We decided to go to the zoo. We're not zoo people and I hadn't envisaged zoos in my future until maybe fatherhood, but we've penetrated deep into the amazon basin and splashed into the swamplands and even the local guides admit to having seen a jaguar or puma only once or twice in their fifteen or more years on the job. These awesome cats are so elusive yet so talked about that they almost seem like fairytale beasts alongside unicorns and phoenixes and we were dying to see them.
Unfortunately the Santa Cruz zoo reinforced our dislike of zoos. It is underfunded and poorly maintained and beautiful parrots, mighty birds of prey and cereal box toucans sit sadly in cages. Two highlights were: playful black monkeys who were kept on an island, imprisoned by a moat rather than a cage and the big cuddly spectacled bears with fluffy dark brown coats and white bands of colour round their eyes peeling bananas before eating them - such etiquette!
And then we found the cats. The jaguars are so beautiful (though I wouldn't be able to distinguish them from leopards) and lay quietly in their cages, one asleep on the cement, the other wrapped up in a tree. The pumas have a thick coat of short blonde hair and were more active, one especially was pacing angrily round and round in its enclosure furious to be in this situation.

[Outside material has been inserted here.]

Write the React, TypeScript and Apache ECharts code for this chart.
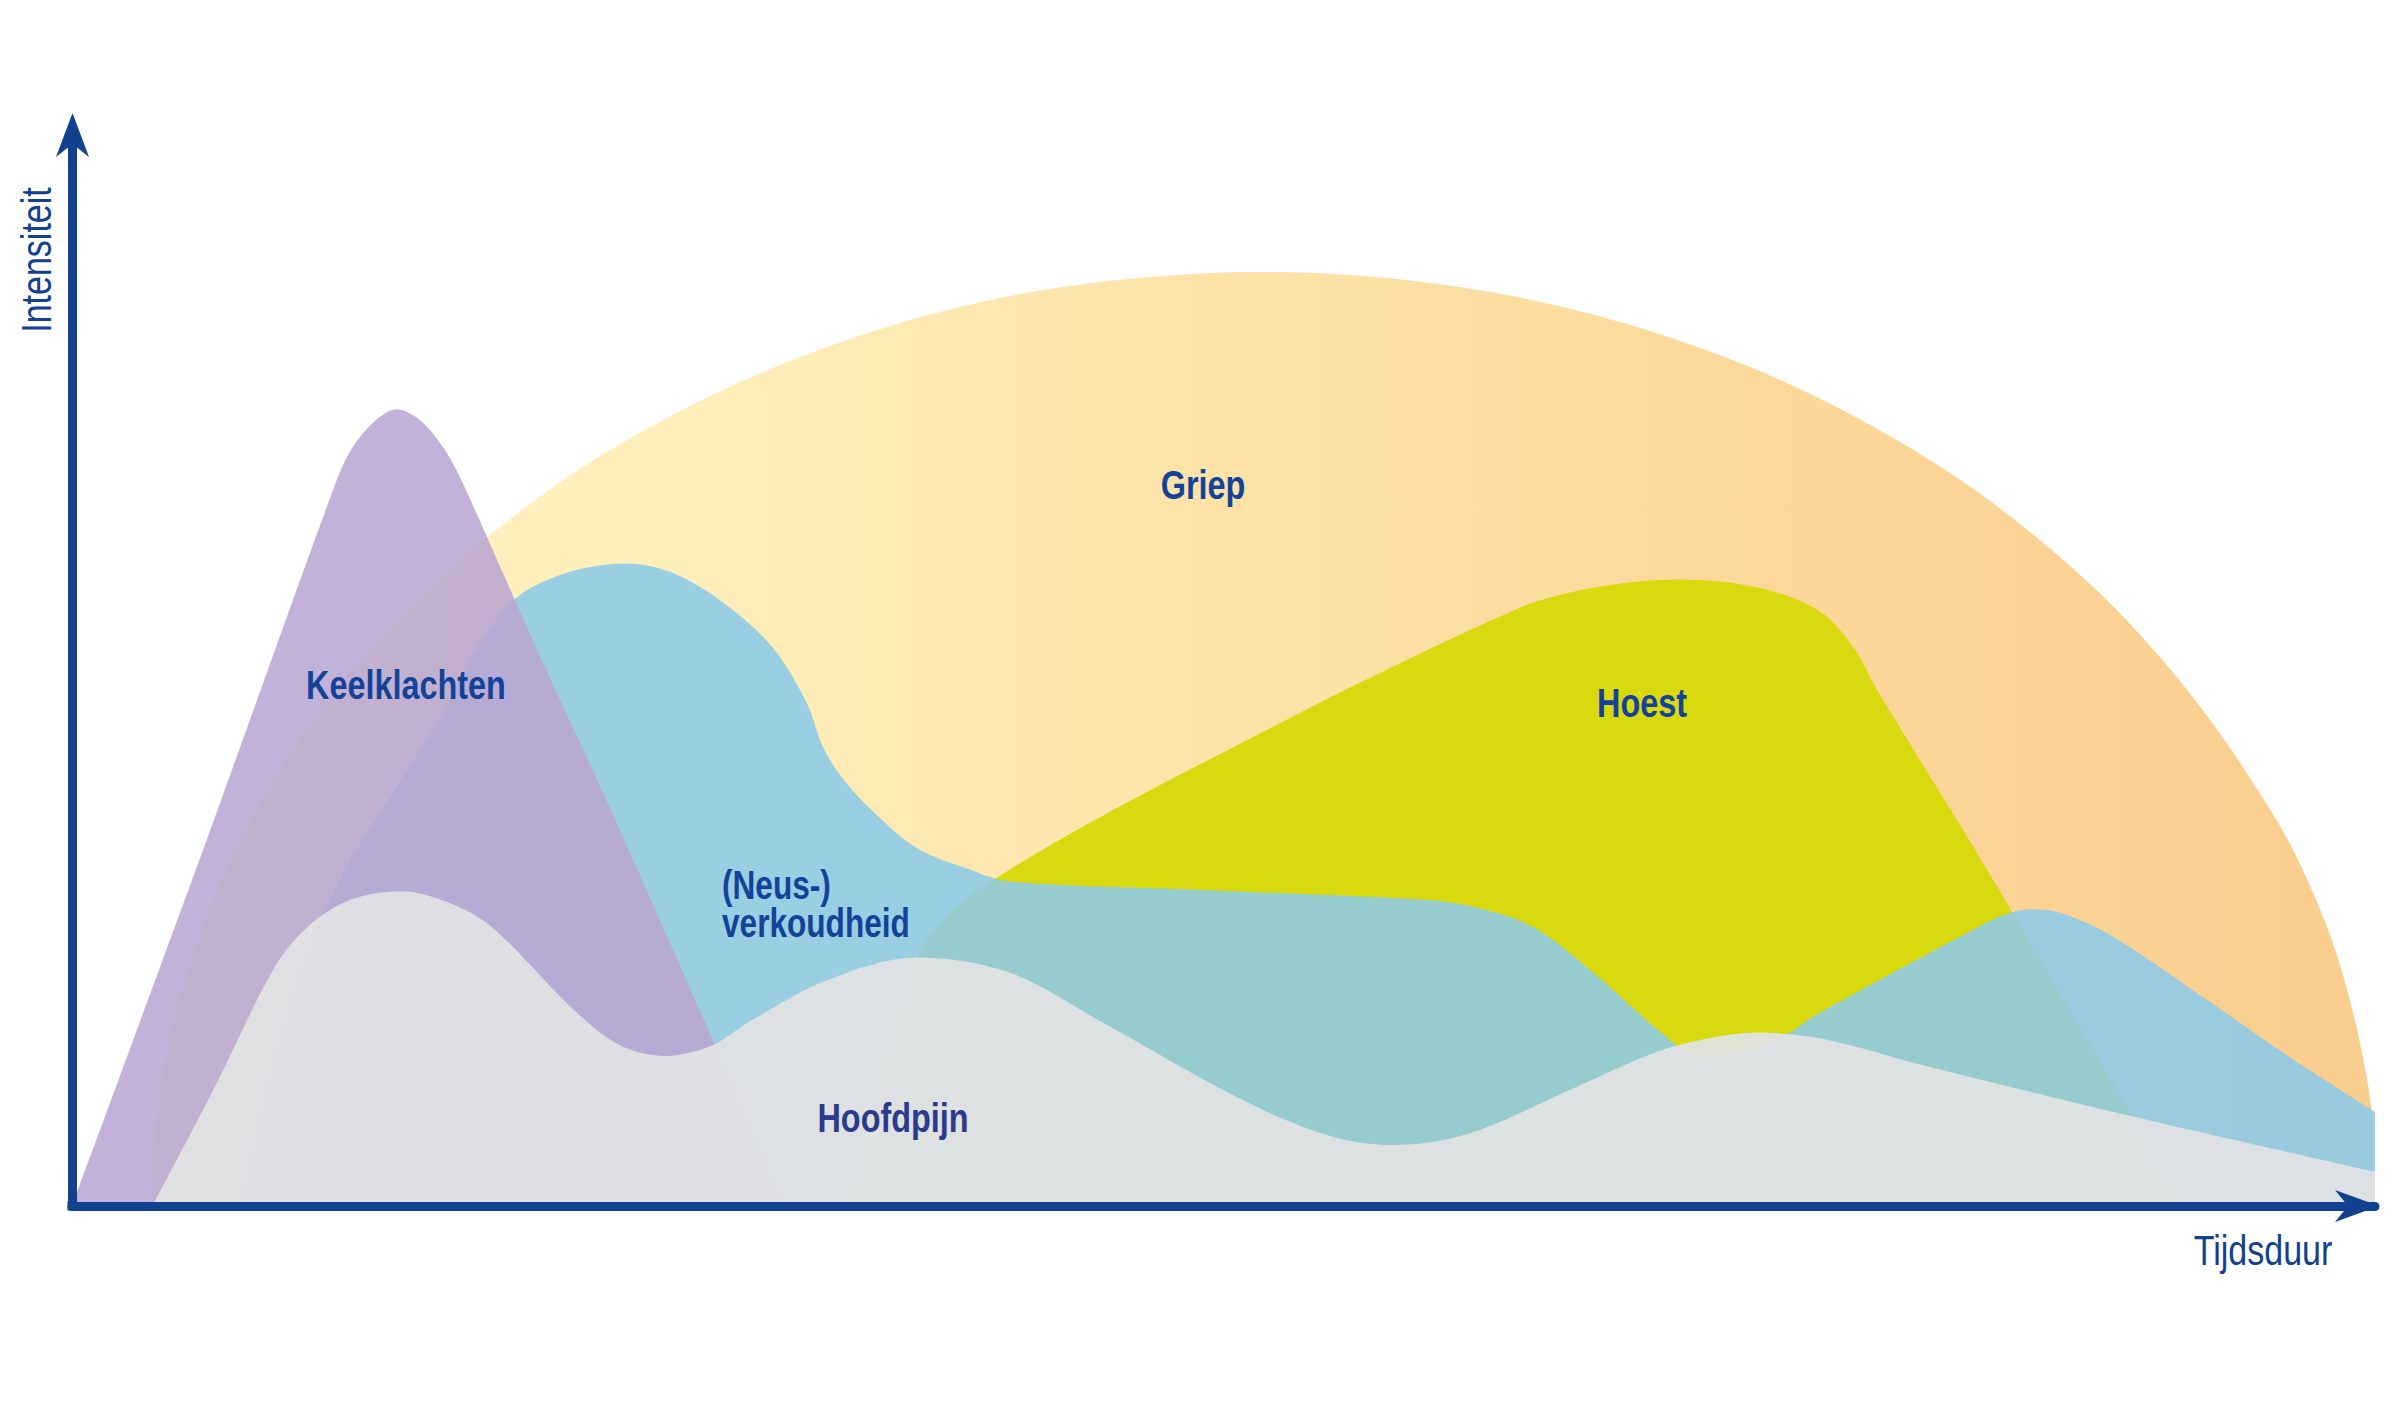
import React, { useEffect, useRef } from "react";
import * as echarts from "echarts";

// ---- data (x: time 0..100, y: intensity 0..100) ----
const griep: [number, number][] = [
  [3.47, 0], [3.56, 5.23], [3.73, 9.06], [4.04, 13.31], [4.47, 17.65], [5.12, 22.6],
  [5.99, 27.82], [7.08, 33.05], [8.38, 38.38], [9.9, 43.51], [12.07, 49.67], [14.24, 54.9],
  [16.85, 60.32], [19.89, 65.55], [22.93, 70.03], [27.27, 75.16], [31.61, 79.27],
  [35.95, 82.45], [40.3, 84.78], [44.64, 86.27], [48.98, 87.07], [51.67, 87.21],
  [55.49, 86.93], [59.83, 85.95], [64.18, 84.22], [68.52, 81.7], [72.86, 78.34],
  [77.2, 73.95], [81.55, 68.44], [85.02, 62.93], [88.06, 57.19], [90.66, 51.26],
  [92.84, 45.38], [94.57, 39.96], [96.4, 33.43], [98.05, 25.3], [99.04, 18.11],
  [99.7, 11.3], [99.9, 8.0],
];
const hoest: [number, number][] = [
  [33.5, 0], [36.7, 23.2], [39.7, 30.0], [51.2, 43.7], [62.7, 55.7], [66.0, 57.7],
  [69.8, 58.5], [73.3, 57.7], [75.9, 55.5], [77.4, 52.0], [78.4, 48.1], [82.9, 32.3],
  [89.5, 8.3], [91.8, 0],
];
const neus: [number, number][] = [
  [7.3, 0], [9.5, 19.2], [11.6, 30.4], [14.0, 38.8], [16.0, 45.7], [17.4, 51.5], [19.3, 56.8],
  [21.6, 59.2], [24.1, 60.0], [26.1, 59.1], [28.3, 56.3], [30.4, 52.2], [31.9, 47.0],
  [32.6, 42.9], [33.4, 40.1], [34.7, 37.0], [36.7, 33.4], [39.0, 31.4], [40.7, 30.3],
  [49.0, 29.5], [58.7, 28.6], [60.7, 28.0], [63.4, 26.1], [66.0, 21.9], [69.0, 16.2],
  [70.7, 13.9], [72.6, 14.4], [74.6, 16.2], [75.6, 17.7], [82.9, 26.2], [84.2, 27.4],
  [85.3, 27.7], [86.6, 27.2], [88.5, 25.3], [92.4, 19.7], [96.3, 13.9], [99.7, 9.2], [100, 8.8],
];
const keel: [number, number][] = [
  [0, 0], [5.8, 33.9], [11.5, 67.8], [12.2, 70.9], [13.2, 73.4], [14.1, 74.4], [15.1, 73.4],
  [16.1, 70.9], [16.9, 67.8], [20.2, 51.9], [23.6, 36.0], [31.0, 0],
];
const hoofd: [number, number][] = [
  [3.5, 0], [6.2, 11.1], [8.8, 22.3], [10.3, 26.2], [12.1, 28.6], [14.3, 29.4], [16.4, 28.3],
  [18.2, 26.1], [21.8, 18.3], [23.8, 15.0], [25.8, 14.0], [27.8, 15.0], [29.4, 17.2],
  [32.8, 21.1], [36.7, 23.2], [40.7, 21.8], [44.7, 17.2], [51.0, 9.7], [54.7, 6.5],
  [57.4, 5.7], [60.7, 6.8], [65.0, 10.8], [68.7, 14.3], [70.7, 15.5], [73.2, 16.2],
  [75.5, 15.8], [77.6, 14.8], [79.9, 13.4], [90.0, 8.1], [100, 3.2],
];

const seriesNames = ["Griep", "Hoest", "(Neus-)\nverkoudheid", "Keelklachten", "Hoofdpijn"];
const axisNames = ["Tijdsduur", "Intensiteit"];

const AXIS = "#11418f";
const TXT = "#13429a";
const FONT = '"Liberation Sans", Arial, sans-serif';
const NARROW = 0.79;

export default function App() {
  const ref = useRef<HTMLDivElement>(null);
  useEffect(() => {
    if (!ref.current) return;
    const chart = echarts.init(ref.current, null, { renderer: "svg" });
    const area = (name: string, data: [number, number][], color: any, smooth = 0.33) => ({
      name,
      type: "line",
      data,
      smooth,
      symbol: "none",
      showSymbol: false,
      silent: true,
      lineStyle: { opacity: 0, width: 0 },
      areaStyle: { color, opacity: 1 },
      z: 2,
    });
    const griepGrad = new echarts.graphic.LinearGradient(0, 0, 1, 0, [
      { offset: 0, color: "#fff4c4" },
      { offset: 0.27, color: "#feedb8" },
      { offset: 0.47, color: "#fde3a8" },
      { offset: 0.75, color: "#fbd799" },
      { offset: 1, color: "#f9cd8e" },
    ]);
    const label = (text: string, x: number, y: number, color = TXT, extra: any = {}, scaleX = NARROW) => ({
      type: "text",
      x,
      y,
      scaleX,
      z: 30,
      silent: true,
      style: {
        text,
        fill: color,
        fontSize: 41,
        fontWeight: "bold",
        fontFamily: FONT,
        textAlign: "center",
        textVerticalAlign: "middle",
        align: "center",
        verticalAlign: "middle",
        ...extra,
      },
    });
    chart.setOption({
      animation: false,
      backgroundColor: "#ffffff",
      grid: { left: 72, right: 25, top: 135, bottom: 211 },
      xAxis: {
        type: "value",
        min: 0,
        max: 100,
        z: 10,
        axisLine: { show: true, onZero: false, lineStyle: { color: AXIS, width: 9 } },
        axisTick: { show: false },
        axisLabel: { show: false },
        splitLine: { show: false },
      },
      yAxis: {
        type: "value",
        min: 0,
        max: 100,
        z: 10,
        axisLine: { show: true, onZero: false, lineStyle: { color: AXIS, width: 9 } },
        axisTick: { show: false },
        axisLabel: { show: false },
        splitLine: { show: false },
      },
      series: [
        area(seriesNames[0], griep, griepGrad),
        area(seriesNames[1], hoest, "#d8d90f"),
        area(seriesNames[2], neus, "rgba(140,202,232,0.88)"),
        area(seriesNames[3], keel, "rgba(185,165,210,0.87)"),
        area(seriesNames[4], hoofd, "rgba(225,226,227,0.94)"),
      ],
      graphic: [
        {
          type: "polygon",
          z: 20,
          silent: true,
          shape: { points: [[72.5, 113], [89, 157], [72.5, 144], [56, 157]] },
          style: { fill: AXIS },
        },
        {
          type: "polygon",
          z: 20,
          silent: true,
          shape: { points: [[2379, 1206], [2335, 1222], [2348, 1206], [2335, 1190]] },
          style: { fill: AXIS },
        },
        {
          type: "rect",
          z: 20,
          silent: true,
          shape: { x: 67.5, y: 1201.5, width: 9, height: 9 },
          style: { fill: AXIS },
        },
        label(seriesNames[0], 1203, 485),
        label(seriesNames[3], 406, 685),
        label(seriesNames[1], 1642, 703),
        label(seriesNames[2], 722, 866, TXT, {
          textAlign: "left",
          align: "left",
          textVerticalAlign: "top",
          verticalAlign: "top",
          fontSize: 40,
          lineHeight: 38,
        }),
        label(seriesNames[4], 893, 1118, "#2b3a8c"),
        label(axisNames[0], 2263, 1250, AXIS, { fontWeight: "normal", fontSize: 42 }, 0.81),
        {
          type: "text",
          x: 36,
          y: 260,
          rotation: Math.PI / 2,
          scaleX: 0.81,
          z: 30,
          silent: true,
          style: {
            text: axisNames[1],
            fill: AXIS,
            fontSize: 42,
            fontWeight: "normal",
            fontFamily: FONT,
            textAlign: "center",
            textVerticalAlign: "middle",
            align: "center",
            verticalAlign: "middle",
          },
        },
      ],
    });
    return () => chart.dispose();
  }, []);
  return (
    <div
      ref={ref}
      style={{ position: "fixed", left: 0, top: 0, width: 2400, height: 1417, background: "#fff" }}
    />
  );
}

The pretty little Tigrillos look like house cats with leopard print and were easier to watch because their little bodies have more space to pounce around in the enclosure.
It was a discontenting day and the joy of seeing these wonderful animals is so hard to weigh up against the sadness of seeing the animals longing for their freedom. Without zoos, many more animals would be extinct, more poorly treated animals would go unrescued, we would understand our world even less and many urban children would never see wildlife. For these reasons it's important that zoos exist, but we both found it a very conflicting excursion.